Tobacco TobaccoManiac Meat
6.3 / 10
- Artista: Tobacco,
It is clear that geographical positions mark people in the same way that one is, arguably, affected by the position of the planets at the time of birth. In my search to find a contextual justification for Tobacco’s sound, I’ve learned a lot about the state of Pennsylvania. This man, about whom little is known, other than that his name is Tom Fec, he’s originally from Pittsburgh, and he began his musical career leading the band Black Moth Super Rainbow. That’s where he learned to manipulate sound (always faithful to the analogue dogma) and shape a hybrid of foggy pop and cold psychedelics. Before going on about Mr. Tobacco, let’s go back to Pennsylvania: the founding state of the Coca-Cola nation, bathed by navigable rivers, with large agricultural operations, and covered by leafy Atlantic forests, that place is, along with Iowa, home to many Amish communities of North America. I had some very sectarian and orthodox ideas that these people ride in carts, don’t know what wi-fi is, and dress like they’re in Little House on the Prairie. However, the Anabaptists (the Amish are part of this group) are people who wait until adulthood before acceptance of their faith is required. Before that, in adolescence, they tell the kids, “Go, discover the world around you, and if you like it, don’t get baptised.” They may have grown up without electricity, but I’ll be waiting til Hell freezes over before the Vatican consents to me renouncing my faith…
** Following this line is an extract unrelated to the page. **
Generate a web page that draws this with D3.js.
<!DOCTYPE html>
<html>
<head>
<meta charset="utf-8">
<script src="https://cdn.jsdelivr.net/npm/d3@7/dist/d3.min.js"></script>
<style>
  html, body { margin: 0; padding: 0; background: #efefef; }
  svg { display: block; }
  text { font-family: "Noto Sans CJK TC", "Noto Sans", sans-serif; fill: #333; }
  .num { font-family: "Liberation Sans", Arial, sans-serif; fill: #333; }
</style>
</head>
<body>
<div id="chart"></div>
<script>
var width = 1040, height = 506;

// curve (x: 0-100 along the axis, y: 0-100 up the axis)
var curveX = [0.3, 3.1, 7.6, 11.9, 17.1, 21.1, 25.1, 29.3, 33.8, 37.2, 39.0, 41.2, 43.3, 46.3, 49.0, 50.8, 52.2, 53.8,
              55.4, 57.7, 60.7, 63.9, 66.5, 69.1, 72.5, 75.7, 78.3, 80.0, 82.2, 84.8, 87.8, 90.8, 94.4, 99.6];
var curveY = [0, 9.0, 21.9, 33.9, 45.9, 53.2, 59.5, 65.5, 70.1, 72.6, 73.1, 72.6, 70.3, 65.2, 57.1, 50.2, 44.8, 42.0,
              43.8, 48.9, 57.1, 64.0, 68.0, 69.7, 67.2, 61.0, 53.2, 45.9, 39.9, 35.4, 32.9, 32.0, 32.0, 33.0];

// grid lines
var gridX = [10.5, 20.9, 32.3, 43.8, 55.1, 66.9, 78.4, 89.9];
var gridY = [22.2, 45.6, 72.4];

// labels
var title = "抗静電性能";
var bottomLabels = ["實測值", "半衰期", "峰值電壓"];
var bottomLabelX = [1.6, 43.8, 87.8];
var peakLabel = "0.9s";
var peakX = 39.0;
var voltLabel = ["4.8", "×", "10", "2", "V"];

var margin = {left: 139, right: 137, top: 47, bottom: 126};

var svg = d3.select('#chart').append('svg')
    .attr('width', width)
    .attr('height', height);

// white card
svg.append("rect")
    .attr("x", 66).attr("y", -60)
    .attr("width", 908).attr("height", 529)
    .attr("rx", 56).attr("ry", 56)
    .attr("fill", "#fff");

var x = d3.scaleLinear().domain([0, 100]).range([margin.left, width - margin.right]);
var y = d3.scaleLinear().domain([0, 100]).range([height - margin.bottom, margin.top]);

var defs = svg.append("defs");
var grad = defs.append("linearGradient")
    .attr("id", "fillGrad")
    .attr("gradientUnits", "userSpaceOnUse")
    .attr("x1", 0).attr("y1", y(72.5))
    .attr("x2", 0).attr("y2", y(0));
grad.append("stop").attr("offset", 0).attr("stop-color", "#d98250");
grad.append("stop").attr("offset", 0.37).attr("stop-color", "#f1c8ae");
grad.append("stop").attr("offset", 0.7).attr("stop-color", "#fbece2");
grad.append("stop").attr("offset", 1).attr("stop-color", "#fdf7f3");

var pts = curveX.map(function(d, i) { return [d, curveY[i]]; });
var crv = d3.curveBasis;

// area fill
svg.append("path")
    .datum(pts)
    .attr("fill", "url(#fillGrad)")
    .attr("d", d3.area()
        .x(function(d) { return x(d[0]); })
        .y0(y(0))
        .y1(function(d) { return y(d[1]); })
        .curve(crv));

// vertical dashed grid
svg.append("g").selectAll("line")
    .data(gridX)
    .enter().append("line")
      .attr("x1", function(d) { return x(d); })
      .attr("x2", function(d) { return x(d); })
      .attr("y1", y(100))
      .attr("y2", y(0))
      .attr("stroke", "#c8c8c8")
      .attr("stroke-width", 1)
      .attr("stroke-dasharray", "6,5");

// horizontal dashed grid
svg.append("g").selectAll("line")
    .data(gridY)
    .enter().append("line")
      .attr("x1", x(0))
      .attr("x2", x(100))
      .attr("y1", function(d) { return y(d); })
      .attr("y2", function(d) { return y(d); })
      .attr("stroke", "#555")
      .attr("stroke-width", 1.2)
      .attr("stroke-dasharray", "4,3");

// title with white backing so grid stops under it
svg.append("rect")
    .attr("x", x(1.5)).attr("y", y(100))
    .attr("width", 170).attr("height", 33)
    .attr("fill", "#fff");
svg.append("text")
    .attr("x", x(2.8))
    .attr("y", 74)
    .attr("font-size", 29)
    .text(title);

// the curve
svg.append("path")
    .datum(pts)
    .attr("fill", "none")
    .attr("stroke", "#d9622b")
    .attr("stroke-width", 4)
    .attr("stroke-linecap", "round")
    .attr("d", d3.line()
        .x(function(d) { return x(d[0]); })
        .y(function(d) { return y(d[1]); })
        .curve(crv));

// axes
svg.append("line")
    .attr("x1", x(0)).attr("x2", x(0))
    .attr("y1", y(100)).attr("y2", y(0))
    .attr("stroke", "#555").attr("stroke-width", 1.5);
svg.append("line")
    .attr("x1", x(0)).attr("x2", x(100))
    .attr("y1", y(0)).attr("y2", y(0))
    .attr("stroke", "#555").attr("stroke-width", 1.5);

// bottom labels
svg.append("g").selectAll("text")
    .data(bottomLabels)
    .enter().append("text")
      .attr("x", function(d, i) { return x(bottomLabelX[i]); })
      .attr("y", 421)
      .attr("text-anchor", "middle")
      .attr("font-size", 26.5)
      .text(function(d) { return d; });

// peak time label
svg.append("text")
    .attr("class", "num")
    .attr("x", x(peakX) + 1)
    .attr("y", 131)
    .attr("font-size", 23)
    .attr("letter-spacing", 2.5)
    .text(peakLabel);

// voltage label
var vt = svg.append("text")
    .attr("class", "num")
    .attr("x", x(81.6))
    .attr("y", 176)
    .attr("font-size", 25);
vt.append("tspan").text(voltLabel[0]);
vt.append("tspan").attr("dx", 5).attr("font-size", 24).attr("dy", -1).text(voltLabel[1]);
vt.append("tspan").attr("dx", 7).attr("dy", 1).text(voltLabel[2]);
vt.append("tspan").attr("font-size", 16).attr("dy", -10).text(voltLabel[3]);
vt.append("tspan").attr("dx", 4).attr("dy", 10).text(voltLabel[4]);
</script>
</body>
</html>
Another foundation of the Amish doctrine, apart from this rejection of technology that has made them famous, is pacifism. While everyone on the planet is beating each other up to dominate natural resources in order to squeeze all they can from them, these people don’t even obligate their children to adopt their religion. Right now, these people seem fucking great to me. And what does all of this have to do with “Maniac Meat”? Well, this album, like Tobacco ’s first ( “Allegheny White Fish” half counts as an album because it came from rescuing these cassettes that we’ve treasured since adolescence more for affection than for their real value), possesses something Amish about its sound and shape, analogue veneration as a form of rejection of technology in the midst of the digital era, and something similar to pacifism. The sound catches your attention because its textures overwhelm, stun, and disconcert, but never by shocking the senses, appealing to abrupt peaks of intensity or crests of volume. There is something pacifically linear in a record where synonyms for “exacerbated” have no place. It reminds me a lot of the feeling of standing in front of an area of immense natural beauty which transmits a majestic peace that’s nothing if not moving. That must be just what the leafy forests of Pennsylvania speak to people.
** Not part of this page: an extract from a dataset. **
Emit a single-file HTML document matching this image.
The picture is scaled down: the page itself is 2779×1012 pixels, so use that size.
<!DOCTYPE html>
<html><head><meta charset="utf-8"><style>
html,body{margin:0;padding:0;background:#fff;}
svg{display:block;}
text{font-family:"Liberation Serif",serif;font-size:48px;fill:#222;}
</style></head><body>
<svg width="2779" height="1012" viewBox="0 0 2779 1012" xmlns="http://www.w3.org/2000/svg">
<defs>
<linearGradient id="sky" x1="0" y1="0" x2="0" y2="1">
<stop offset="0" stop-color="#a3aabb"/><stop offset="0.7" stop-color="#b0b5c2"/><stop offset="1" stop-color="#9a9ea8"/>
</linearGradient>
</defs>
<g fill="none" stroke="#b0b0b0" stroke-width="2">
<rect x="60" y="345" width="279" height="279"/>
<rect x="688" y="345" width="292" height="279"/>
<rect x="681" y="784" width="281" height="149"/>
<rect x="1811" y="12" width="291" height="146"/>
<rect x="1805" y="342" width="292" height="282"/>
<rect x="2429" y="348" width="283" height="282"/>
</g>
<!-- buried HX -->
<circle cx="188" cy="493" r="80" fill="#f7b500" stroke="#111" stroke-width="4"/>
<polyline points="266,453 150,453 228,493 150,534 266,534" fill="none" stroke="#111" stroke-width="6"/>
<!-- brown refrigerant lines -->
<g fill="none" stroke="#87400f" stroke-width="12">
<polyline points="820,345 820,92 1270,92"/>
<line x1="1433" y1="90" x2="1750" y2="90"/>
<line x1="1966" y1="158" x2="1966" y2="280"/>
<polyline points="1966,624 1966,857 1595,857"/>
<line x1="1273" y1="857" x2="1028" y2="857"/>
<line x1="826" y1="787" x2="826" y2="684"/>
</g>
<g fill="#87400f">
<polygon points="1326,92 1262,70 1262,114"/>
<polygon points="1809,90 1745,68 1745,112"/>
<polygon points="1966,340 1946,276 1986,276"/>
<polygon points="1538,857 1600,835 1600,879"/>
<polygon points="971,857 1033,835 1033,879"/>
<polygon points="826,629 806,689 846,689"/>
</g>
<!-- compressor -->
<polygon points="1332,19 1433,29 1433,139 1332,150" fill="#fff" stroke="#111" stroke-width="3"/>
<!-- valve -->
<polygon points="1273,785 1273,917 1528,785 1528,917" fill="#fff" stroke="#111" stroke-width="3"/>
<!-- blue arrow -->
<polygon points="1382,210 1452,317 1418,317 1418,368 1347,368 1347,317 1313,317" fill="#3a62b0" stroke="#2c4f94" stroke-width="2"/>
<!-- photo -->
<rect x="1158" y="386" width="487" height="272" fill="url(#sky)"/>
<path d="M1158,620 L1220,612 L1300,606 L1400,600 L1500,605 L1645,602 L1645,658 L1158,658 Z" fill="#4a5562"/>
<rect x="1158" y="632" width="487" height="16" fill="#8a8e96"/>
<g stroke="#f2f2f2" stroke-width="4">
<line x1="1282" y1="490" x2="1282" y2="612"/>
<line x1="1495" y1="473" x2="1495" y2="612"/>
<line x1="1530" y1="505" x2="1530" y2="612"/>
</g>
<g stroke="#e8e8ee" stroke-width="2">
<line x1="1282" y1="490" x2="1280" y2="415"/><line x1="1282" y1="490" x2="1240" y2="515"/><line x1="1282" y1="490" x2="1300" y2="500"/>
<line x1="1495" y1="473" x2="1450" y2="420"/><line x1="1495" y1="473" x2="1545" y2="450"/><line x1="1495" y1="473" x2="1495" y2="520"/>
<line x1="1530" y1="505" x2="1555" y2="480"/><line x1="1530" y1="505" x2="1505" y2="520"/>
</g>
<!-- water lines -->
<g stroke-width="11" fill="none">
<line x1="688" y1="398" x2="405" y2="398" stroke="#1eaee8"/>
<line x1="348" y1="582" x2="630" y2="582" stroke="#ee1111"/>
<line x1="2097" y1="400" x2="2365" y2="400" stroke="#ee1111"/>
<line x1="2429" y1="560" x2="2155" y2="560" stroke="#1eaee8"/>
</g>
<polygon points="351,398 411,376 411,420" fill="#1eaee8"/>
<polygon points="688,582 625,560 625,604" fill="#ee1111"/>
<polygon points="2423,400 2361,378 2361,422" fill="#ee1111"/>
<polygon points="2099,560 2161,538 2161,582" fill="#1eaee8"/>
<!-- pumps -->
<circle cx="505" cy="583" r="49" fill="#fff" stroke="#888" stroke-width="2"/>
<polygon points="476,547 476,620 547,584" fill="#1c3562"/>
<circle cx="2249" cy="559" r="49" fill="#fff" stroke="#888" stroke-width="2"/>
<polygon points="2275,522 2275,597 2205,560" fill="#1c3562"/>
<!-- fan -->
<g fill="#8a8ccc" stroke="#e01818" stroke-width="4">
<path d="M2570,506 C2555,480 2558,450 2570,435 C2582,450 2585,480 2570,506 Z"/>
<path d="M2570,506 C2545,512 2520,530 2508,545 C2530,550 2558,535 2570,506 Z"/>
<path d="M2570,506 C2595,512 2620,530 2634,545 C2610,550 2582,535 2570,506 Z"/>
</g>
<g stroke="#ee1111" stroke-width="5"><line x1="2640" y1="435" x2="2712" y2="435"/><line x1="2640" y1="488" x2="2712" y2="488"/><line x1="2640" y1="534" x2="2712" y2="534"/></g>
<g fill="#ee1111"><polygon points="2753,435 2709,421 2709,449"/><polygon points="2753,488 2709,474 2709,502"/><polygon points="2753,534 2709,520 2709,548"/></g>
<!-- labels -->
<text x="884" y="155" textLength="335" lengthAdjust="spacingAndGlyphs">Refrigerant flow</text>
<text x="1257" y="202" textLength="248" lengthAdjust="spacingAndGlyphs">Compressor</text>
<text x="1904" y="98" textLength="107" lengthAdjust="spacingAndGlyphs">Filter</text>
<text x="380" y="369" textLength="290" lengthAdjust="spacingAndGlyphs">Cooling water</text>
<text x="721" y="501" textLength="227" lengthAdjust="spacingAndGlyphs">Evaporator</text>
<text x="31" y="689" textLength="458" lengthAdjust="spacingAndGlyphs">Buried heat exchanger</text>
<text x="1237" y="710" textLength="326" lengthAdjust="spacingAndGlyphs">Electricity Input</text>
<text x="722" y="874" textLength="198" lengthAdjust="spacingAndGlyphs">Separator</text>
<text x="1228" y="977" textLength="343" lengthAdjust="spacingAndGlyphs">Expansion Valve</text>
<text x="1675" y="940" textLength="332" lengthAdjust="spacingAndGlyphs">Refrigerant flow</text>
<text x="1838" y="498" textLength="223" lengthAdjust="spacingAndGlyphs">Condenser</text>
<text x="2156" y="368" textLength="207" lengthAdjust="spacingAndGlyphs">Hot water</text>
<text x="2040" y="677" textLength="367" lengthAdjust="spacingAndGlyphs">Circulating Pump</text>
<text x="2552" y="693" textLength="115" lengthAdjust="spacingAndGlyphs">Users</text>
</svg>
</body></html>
Of course, all of this can be extrapolated to the BMSR sound, and here’s where we run into trouble. The sound that the man with the basketball head has achieved is as genuine as the man from the Marlboro advertisement, but it is always the same. And although he might have wanted to mark the difference between his band and his solo project with a different style –BMSR was more indie pop, Tobacco has more to do with hip hop– the crunchy, turbulent, cloudy textures weigh more than the structures and basses (not even Beck’s presence in “ Fresh Hex” and “ Grape Aerosmith” manage to bring a warm ray of sunlight to the album). This may be why, to my ears, the most valuable thing about the album is to be found where the drums and boxes are closest to the hip hop formula, like in “ Stretch Your Face” or “ Nuclear Waste Aerobics”. If they aren’t drums and boxes, they’re lines of synthesisers we find on “ Six Royal Vipers”, which serve as a nod to the current “beat-electronic” scene, bringing the result back again to the hip hop scene. There is much that is praiseworthy in this album that reminds one of Beck and his “Loser”; and those aren’t necessarily the songs that the Californian has worked on. The lazy, teasing cadence of “ Motorlicker” or “ Overheater” are a clear example. It’s a shame, it must be said, that this latter song doesn’t last three minutes longer, as the continuum of white noise crossed with that particular rhythm makes you turn your thumb upwards without even thinking about it, as on “ Sweatmother”. So in spite of being a defender of noise, Tobacco finds that, often, his best ally is simplicity.